Check each line below for the word "with", and copy those that have it.

Information provided
********************
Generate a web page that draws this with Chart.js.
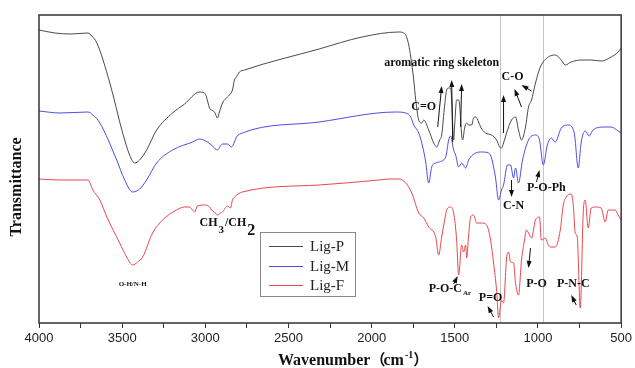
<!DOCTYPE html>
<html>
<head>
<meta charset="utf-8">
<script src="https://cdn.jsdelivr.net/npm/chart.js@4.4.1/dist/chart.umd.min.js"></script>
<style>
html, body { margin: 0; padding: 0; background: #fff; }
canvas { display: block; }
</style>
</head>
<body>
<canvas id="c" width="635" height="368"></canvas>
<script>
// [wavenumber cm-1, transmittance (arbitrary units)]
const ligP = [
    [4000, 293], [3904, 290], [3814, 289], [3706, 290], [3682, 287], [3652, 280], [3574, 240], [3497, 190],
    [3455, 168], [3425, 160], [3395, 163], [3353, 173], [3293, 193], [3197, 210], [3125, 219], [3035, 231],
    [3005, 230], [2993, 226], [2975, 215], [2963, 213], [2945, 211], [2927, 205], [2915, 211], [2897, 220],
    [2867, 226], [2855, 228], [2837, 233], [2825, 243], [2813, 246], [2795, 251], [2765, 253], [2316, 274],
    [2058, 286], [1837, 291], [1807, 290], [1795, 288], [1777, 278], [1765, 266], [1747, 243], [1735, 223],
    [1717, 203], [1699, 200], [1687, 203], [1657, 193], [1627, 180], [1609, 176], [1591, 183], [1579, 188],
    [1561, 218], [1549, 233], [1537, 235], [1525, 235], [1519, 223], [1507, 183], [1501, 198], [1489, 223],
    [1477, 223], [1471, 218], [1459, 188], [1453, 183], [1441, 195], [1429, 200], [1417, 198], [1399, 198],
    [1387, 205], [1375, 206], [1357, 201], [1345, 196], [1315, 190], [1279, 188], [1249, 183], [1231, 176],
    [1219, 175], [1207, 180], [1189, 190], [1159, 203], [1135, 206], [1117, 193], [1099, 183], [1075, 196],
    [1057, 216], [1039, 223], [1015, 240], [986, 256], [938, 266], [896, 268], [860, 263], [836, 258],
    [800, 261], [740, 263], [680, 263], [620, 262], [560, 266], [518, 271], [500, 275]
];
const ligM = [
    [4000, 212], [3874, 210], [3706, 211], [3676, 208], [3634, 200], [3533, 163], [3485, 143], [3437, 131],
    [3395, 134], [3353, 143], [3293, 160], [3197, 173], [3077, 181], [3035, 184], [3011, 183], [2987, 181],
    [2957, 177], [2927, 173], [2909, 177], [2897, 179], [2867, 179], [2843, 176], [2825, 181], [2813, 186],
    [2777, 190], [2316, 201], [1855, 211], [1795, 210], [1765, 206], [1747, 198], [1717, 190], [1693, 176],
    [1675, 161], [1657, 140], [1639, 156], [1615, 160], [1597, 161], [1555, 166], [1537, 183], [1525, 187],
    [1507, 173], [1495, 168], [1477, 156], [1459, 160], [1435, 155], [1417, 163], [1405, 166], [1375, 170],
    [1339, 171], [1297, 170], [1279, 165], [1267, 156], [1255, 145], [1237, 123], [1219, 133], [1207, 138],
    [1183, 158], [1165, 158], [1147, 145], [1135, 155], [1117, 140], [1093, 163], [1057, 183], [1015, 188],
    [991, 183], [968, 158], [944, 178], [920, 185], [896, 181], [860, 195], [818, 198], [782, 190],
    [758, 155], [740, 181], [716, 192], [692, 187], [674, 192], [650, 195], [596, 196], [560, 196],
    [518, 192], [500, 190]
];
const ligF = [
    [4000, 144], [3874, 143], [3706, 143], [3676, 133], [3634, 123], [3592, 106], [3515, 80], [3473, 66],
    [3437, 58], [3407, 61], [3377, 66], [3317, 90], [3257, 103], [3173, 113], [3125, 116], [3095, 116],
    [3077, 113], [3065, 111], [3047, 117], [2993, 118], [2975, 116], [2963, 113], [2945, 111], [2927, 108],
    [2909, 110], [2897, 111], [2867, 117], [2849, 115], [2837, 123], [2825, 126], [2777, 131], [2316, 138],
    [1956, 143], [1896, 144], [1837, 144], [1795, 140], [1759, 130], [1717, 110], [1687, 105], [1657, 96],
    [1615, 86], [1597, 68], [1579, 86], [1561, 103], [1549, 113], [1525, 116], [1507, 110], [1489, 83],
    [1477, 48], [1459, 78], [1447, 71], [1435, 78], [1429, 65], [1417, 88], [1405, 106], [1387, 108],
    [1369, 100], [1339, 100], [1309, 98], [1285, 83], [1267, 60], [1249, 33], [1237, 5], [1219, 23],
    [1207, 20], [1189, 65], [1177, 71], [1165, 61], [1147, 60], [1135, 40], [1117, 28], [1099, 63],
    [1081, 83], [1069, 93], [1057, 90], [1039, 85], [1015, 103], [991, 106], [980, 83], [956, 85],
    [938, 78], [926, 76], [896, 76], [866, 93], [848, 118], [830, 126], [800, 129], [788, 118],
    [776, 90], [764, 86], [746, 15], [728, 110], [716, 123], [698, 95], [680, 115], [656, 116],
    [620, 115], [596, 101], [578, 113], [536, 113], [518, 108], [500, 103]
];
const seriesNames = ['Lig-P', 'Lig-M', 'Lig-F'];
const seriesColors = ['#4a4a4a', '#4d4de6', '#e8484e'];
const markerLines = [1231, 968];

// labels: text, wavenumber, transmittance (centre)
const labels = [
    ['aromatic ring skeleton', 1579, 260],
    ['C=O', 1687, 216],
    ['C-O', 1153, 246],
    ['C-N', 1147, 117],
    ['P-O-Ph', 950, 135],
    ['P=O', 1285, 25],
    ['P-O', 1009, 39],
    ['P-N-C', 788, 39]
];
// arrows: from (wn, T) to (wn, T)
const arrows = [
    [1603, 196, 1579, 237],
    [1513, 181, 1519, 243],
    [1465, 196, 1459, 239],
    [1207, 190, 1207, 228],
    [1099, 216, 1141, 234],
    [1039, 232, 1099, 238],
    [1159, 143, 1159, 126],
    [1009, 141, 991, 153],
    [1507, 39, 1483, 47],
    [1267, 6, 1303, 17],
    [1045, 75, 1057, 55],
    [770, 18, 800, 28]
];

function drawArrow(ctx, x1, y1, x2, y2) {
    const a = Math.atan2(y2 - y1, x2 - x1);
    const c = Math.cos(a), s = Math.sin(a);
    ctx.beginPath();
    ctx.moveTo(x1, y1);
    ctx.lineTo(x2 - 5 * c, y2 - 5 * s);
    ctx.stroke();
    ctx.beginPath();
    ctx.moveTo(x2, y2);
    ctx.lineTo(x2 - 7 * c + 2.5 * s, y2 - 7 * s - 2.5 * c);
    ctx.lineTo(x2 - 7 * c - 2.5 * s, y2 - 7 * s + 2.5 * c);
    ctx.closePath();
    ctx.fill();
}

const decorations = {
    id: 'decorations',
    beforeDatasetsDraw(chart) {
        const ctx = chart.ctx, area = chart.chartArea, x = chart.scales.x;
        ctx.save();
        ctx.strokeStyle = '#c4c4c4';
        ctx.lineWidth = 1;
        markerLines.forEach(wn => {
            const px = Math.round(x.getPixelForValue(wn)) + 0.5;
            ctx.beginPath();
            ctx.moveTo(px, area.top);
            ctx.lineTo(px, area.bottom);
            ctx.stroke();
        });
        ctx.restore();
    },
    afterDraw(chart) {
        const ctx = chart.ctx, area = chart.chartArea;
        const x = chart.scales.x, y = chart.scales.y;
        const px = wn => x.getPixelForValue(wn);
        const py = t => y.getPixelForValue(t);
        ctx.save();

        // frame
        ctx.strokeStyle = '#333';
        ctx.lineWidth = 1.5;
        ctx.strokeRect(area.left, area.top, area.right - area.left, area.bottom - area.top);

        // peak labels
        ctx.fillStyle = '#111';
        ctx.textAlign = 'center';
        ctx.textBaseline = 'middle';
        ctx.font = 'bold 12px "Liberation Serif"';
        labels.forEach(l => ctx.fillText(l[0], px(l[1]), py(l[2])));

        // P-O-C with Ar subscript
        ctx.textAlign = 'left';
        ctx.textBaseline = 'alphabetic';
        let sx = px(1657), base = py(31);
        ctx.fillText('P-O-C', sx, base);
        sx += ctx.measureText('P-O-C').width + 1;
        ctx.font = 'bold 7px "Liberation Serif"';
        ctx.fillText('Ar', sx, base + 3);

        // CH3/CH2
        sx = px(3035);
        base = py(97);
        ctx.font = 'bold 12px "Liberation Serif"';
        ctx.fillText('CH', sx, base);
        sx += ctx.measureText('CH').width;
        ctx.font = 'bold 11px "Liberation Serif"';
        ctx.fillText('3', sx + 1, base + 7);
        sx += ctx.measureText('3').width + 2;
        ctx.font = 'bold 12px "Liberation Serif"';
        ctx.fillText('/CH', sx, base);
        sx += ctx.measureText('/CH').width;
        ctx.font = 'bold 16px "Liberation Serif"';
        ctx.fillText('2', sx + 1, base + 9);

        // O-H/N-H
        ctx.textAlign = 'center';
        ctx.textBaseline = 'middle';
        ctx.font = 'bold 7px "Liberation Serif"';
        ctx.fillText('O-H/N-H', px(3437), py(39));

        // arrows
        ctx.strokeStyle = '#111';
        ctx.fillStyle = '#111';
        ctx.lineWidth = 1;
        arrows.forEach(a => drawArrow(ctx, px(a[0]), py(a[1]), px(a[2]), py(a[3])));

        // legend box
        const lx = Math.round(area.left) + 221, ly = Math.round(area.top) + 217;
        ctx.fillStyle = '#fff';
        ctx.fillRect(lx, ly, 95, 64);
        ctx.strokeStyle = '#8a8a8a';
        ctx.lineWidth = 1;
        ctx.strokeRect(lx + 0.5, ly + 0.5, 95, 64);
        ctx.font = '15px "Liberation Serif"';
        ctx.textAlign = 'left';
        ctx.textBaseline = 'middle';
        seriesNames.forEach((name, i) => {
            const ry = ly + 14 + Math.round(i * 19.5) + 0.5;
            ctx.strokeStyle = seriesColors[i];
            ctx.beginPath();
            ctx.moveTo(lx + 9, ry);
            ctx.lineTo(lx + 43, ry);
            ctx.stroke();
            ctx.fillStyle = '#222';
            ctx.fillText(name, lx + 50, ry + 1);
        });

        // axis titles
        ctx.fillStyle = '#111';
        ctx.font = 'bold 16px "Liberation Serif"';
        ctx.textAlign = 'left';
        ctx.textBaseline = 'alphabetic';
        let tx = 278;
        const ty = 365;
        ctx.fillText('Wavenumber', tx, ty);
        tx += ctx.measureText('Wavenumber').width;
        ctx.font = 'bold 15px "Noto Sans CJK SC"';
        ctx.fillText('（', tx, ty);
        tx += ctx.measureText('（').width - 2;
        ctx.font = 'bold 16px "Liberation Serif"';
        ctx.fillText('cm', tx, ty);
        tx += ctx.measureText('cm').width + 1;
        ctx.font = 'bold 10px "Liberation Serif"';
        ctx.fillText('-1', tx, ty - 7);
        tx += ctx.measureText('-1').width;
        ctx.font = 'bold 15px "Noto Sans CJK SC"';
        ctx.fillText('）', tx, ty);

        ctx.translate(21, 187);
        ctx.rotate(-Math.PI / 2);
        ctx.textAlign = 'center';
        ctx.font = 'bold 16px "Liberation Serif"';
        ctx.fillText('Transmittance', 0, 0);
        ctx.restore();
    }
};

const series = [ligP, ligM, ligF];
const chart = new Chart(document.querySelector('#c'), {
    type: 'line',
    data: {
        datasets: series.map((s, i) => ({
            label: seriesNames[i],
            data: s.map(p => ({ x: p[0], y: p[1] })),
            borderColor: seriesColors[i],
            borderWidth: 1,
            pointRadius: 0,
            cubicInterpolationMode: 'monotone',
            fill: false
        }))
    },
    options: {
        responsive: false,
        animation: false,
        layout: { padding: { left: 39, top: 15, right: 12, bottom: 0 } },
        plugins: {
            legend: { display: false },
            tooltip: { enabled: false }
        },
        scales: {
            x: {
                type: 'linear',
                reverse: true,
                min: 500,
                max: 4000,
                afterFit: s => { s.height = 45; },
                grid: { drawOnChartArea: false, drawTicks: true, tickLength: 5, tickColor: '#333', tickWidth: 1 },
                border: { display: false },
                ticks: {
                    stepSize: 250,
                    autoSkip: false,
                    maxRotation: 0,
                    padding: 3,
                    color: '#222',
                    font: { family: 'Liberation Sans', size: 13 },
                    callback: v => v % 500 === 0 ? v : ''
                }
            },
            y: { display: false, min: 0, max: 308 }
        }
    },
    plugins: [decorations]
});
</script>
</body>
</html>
********************
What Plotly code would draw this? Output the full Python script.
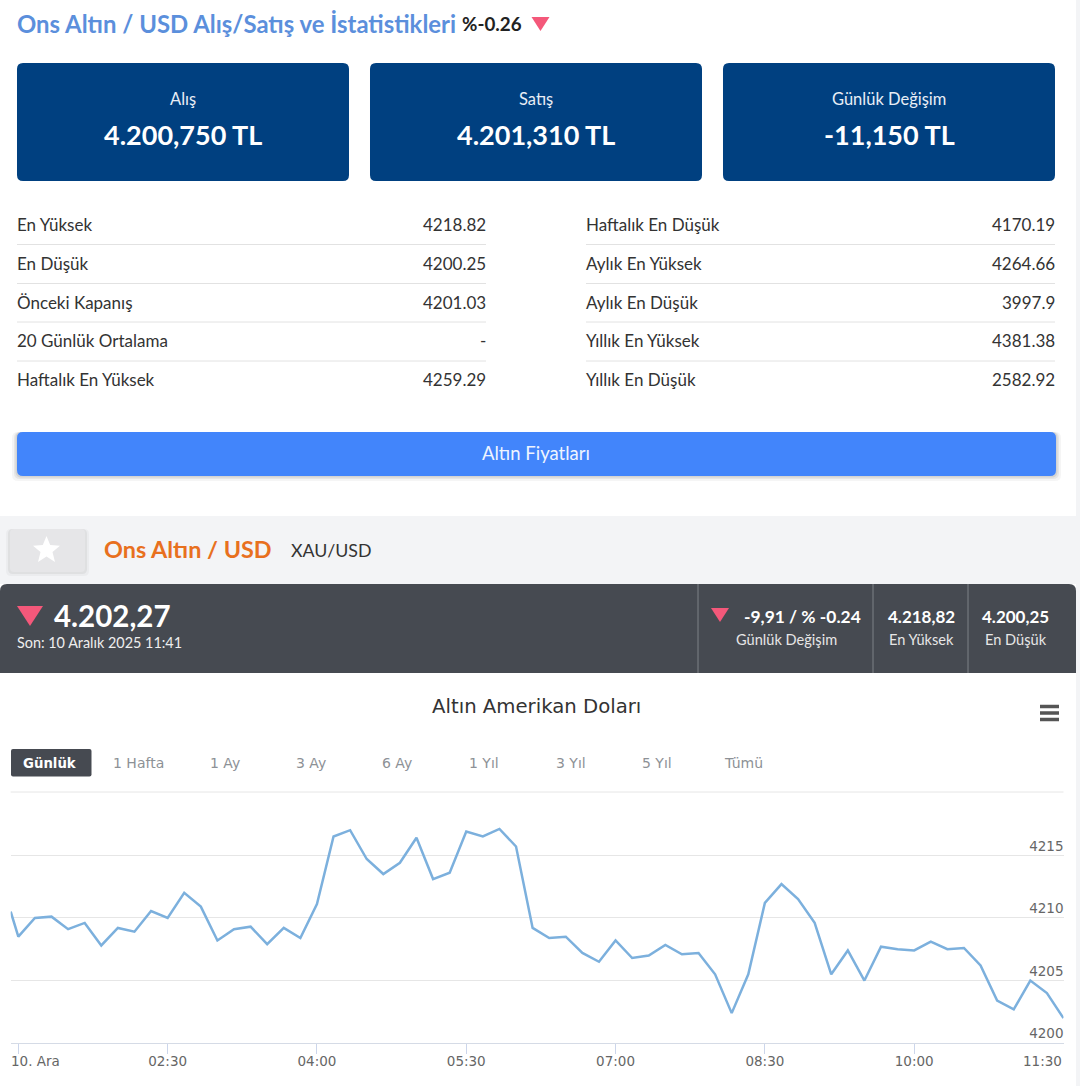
********************
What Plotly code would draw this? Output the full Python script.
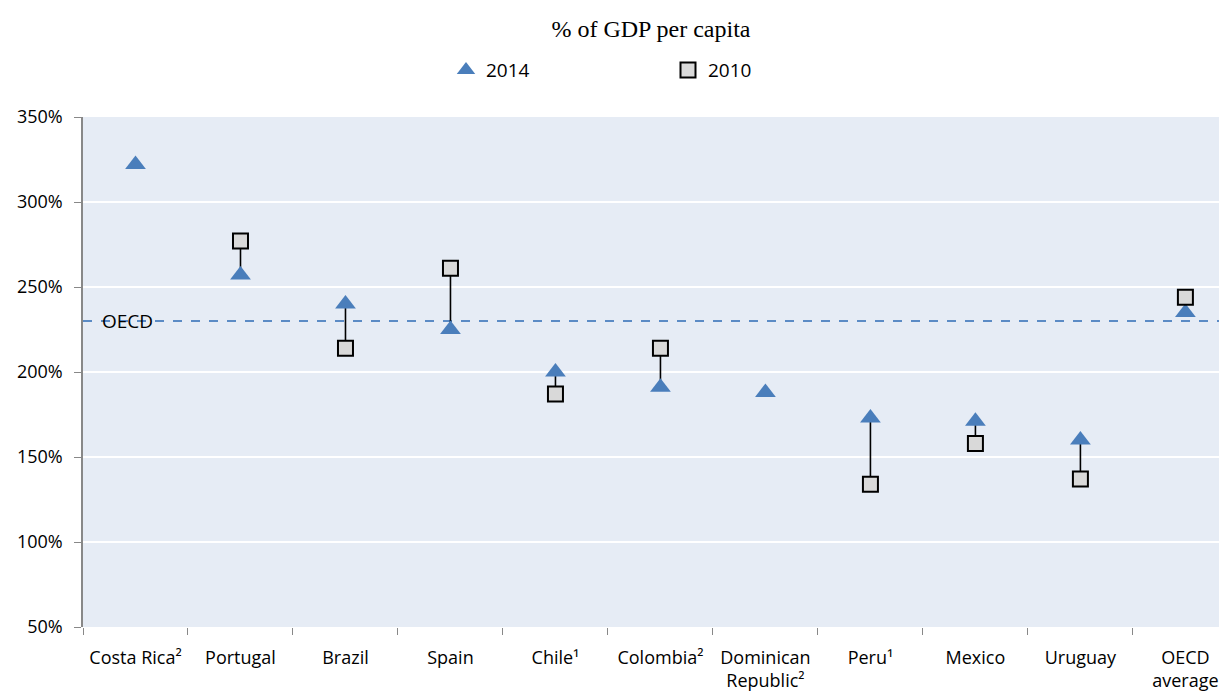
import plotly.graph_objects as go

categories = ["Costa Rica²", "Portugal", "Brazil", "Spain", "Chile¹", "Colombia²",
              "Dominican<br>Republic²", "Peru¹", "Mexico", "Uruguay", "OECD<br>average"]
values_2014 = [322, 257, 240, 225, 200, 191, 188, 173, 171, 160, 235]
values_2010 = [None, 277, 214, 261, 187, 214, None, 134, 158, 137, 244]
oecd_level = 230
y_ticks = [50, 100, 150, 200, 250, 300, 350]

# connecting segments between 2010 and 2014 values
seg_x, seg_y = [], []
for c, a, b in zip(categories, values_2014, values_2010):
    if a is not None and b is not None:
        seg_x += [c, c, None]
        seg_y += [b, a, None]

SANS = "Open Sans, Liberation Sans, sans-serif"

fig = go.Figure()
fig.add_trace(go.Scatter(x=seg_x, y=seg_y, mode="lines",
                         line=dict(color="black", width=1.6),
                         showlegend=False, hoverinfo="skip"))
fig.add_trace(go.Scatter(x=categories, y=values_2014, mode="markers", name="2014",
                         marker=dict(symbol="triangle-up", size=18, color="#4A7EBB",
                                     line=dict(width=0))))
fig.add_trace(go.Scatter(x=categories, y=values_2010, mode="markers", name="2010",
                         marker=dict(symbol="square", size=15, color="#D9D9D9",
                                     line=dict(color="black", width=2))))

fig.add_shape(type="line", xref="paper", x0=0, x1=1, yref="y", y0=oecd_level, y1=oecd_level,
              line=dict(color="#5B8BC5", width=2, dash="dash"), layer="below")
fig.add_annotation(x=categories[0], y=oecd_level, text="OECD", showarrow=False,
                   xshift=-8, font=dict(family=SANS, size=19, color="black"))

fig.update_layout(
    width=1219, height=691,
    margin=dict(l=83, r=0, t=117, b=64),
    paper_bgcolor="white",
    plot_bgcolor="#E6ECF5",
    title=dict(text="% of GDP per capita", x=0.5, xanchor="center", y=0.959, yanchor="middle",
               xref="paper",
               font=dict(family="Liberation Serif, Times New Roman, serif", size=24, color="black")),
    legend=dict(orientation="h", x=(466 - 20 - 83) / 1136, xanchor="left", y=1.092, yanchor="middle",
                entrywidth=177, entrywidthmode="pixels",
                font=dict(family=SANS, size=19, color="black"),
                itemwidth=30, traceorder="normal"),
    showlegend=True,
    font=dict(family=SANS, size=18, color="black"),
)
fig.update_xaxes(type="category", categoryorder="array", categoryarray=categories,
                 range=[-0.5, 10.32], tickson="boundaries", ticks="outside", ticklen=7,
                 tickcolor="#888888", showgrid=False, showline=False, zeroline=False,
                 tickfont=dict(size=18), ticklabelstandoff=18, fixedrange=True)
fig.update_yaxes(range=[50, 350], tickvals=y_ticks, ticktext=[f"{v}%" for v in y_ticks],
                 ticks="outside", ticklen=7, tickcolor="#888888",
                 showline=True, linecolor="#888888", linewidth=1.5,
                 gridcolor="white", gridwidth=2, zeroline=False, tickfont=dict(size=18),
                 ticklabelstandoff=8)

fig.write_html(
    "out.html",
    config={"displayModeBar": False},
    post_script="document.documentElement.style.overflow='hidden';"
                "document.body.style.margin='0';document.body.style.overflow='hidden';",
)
********************
The result
Generate a web page that draws this with Chart.js.
        // P-O-C with Ar subscript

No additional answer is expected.